Goal of the exercise: Each line from the top of the listing through the one holding "const legX = 280.7, legY" should be restated word for word, with nothing added and no pictures.
==== Data lines
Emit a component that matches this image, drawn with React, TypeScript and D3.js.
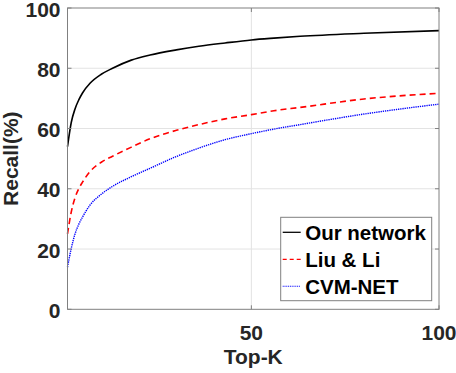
import React from "react";
import * as d3 from "d3";

const topK = [1, 2, 3, 4, 5, 7, 10, 13, 18, 23, 30, 36, 43, 50, 56, 63, 80, 100];
const ourNetwork = [54, 62, 66.5, 69.5, 71.8, 75, 78, 80, 82.7, 84.4, 86.1, 87.3, 88.4, 89.4, 90, 90.6, 91.6, 92.5];
const liuLi = [25, 32.3, 37, 40, 42.2, 45.7, 48.8, 50.8, 53.8, 56.6, 59.4, 61.3, 63.2, 64.6, 65.9, 67, 69.8, 71.7];
const cvmNet = [14, 20.2, 25, 28.2, 30.6, 34.6, 38.2, 40.8, 44, 46.8, 50.7, 53.5, 56.3, 58.3, 59.8, 61.3, 64.8, 68.1];

const xTicks = [50, 100];
const yTicks = [0, 20, 40, 60, 80, 100];
const seriesNames = ["Our network", "Liu & Li", "CVM-NET"];
const xLabel = "Top-K";
const yLabel = "Recall(%)";

export default function App() {
  const W = 456, H = 373;
  const L = 67.5, R = 439, T = 8, B = 309.3;
  const x = d3.scaleLinear().domain([1, 100]).range([L, R]);
  const y = d3.scaleLinear().domain([0, 100]).range([B, T]);
  const line = d3
    .line<number>()
    .x((_, i) => x(topK[i]))
    .y((d) => y(d))
    .curve(d3.curveMonotoneX);

  const series = [
    { name: seriesNames[0], values: ourNetwork, color: "#000000", dash: "none", legDash: "none", width: 1.6 },
    { name: seriesNames[1], values: liuLi, color: "#ff0000", dash: "6,4", legDash: "4,3", width: 1.6 },
    { name: seriesNames[2], values: cvmNet, color: "#0000ff", dash: "1.3,0.9", legDash: "1,0.8", width: 1.4 },
  ];

  const font = "'Liberation Sans', Arial, sans-serif";
  const axisColor = "#808080";
  const gridColor = "#e3e3e3";
  const tickLen = 4;

  const legX = 280.7, legY = 217.3, legW = 151, legH = 83.4;

  return (
    <svg
      width={W}
      height={H}
      style={{ display: "block", background: "#fff", position: "absolute", left: 0, top: 0 }}
    >
      {yTicks.filter((t) => t !== 0 && t !== 100).map((t) => (
        <line key={"gy" + t} x1={L} x2={R} y1={y(t)} y2={y(t)} stroke={gridColor} strokeWidth={1} />
      ))}
      {xTicks.filter((t) => t !== 100).map((t) => (
        <line key={"gx" + t} x1={x(t)} x2={x(t)} y1={T} y2={B} stroke={gridColor} strokeWidth={1} />
      ))}

      {series.map((s) => (
        <path
          key={s.name}
          d={line(s.values) || ""}
          fill="none"
          stroke={s.color}
          strokeWidth={s.width}
          strokeDasharray={s.dash}
        />
      ))}

      <rect x={L} y={T} width={R - L} height={B - T} fill="none" stroke={axisColor} strokeWidth={1} />

      {yTicks.map((t) => (
        <g key={"ty" + t}>
          <line x1={L} x2={L + tickLen} y1={y(t)} y2={y(t)} stroke={axisColor} />
          <line x1={R} x2={R - tickLen} y1={y(t)} y2={y(t)} stroke={axisColor} />
          <text
            x={L - 7}
            y={y(t) + 8.6}
            textAnchor="end"
            fontFamily={font}
            fontWeight="bold"
            fontSize={21}
            fill="#262626"
          >
            {t}
          </text>
        </g>
      ))}
      {xTicks.map((t) => (
        <g key={"tx" + t}>
          <line x1={x(t)} x2={x(t)} y1={B} y2={B - tickLen} stroke={axisColor} />
          <line x1={x(t)} x2={x(t)} y1={T} y2={T + tickLen} stroke={axisColor} />
          <text
            x={x(t)}
            y={340}
            textAnchor="middle"
            fontFamily={font}
            fontWeight="bold"
            fontSize={21}
            fill="#262626"
          >
            {t}
          </text>
        </g>
      ))}

      <text
        x={(L + R) / 2}
        y={364}
        textAnchor="middle"
        fontFamily={font}
        fontWeight="bold"
        fontSize={21}
        fill="#262626"
      >
        {xLabel}
      </text>
      <text
        transform={`translate(18,${(T + B) / 2}) rotate(-90)`}
        textAnchor="middle"
        fontFamily={font}
        fontWeight="bold"
        fontSize={21}
        fill="#262626"
      >
        {yLabel}
      </text>

      <rect x={legX} y={legY} width={legW} height={legH} fill="#fff" stroke={axisColor} strokeWidth={1} />
      {series.map((s, i) => {
        const cy = legY + 15 + i * 27;
        return (
          <g key={"leg" + s.name}>
            <line
              x1={legX + 2}
              x2={legX + 20}
              y1={cy}
              y2={cy}
              stroke={s.color}
              strokeWidth={s.width * 0.8}
              strokeDasharray={s.legDash}
            />
            <text
              x={legX + 24.5}
              y={cy + 7.4}
              fontFamily={font}
              fontWeight="bold"
              fontSize={20.5}
              fill="#000"
            >
              {s.name}
            </text>
          </g>
        );
      })}
    </svg>
  );
}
========
Solved problem:
Emit a component that matches this image, drawn with React, TypeScript and D3.js.
import React from "react";
import * as d3 from "d3";

const topK = [1, 2, 3, 4, 5, 7, 10, 13, 18, 23, 30, 36, 43, 50, 56, 63, 80, 100];
const ourNetwork = [54, 62, 66.5, 69.5, 71.8, 75, 78, 80, 82.7, 84.4, 86.1, 87.3, 88.4, 89.4, 90, 90.6, 91.6, 92.5];
const liuLi = [25, 32.3, 37, 40, 42.2, 45.7, 48.8, 50.8, 53.8, 56.6, 59.4, 61.3, 63.2, 64.6, 65.9, 67, 69.8, 71.7];
const cvmNet = [14, 20.2, 25, 28.2, 30.6, 34.6, 38.2, 40.8, 44, 46.8, 50.7, 53.5, 56.3, 58.3, 59.8, 61.3, 64.8, 68.1];

const xTicks = [50, 100];
const yTicks = [0, 20, 40, 60, 80, 100];
const seriesNames = ["Our network", "Liu & Li", "CVM-NET"];
const xLabel = "Top-K";
const yLabel = "Recall(%)";

export default function App() {
  const W = 456, H = 373;
  const L = 67.5, R = 439, T = 8, B = 309.3;
  const x = d3.scaleLinear().domain([1, 100]).range([L, R]);
  const y = d3.scaleLinear().domain([0, 100]).range([B, T]);
  const line = d3
    .line<number>()
    .x((_, i) => x(topK[i]))
    .y((d) => y(d))
    .curve(d3.curveMonotoneX);

  const series = [
    { name: seriesNames[0], values: ourNetwork, color: "#000000", dash: "none", legDash: "none", width: 1.6 },
    { name: seriesNames[1], values: liuLi, color: "#ff0000", dash: "6,4", legDash: "4,3", width: 1.6 },
    { name: seriesNames[2], values: cvmNet, color: "#0000ff", dash: "1.3,0.9", legDash: "1,0.8", width: 1.4 },
  ];

  const font = "'Liberation Sans', Arial, sans-serif";
  const axisColor = "#808080";
  const gridColor = "#e3e3e3";
  const tickLen = 4;

  const legX = 280.7, legY = 217.3, legW = 151, legH = 83.4;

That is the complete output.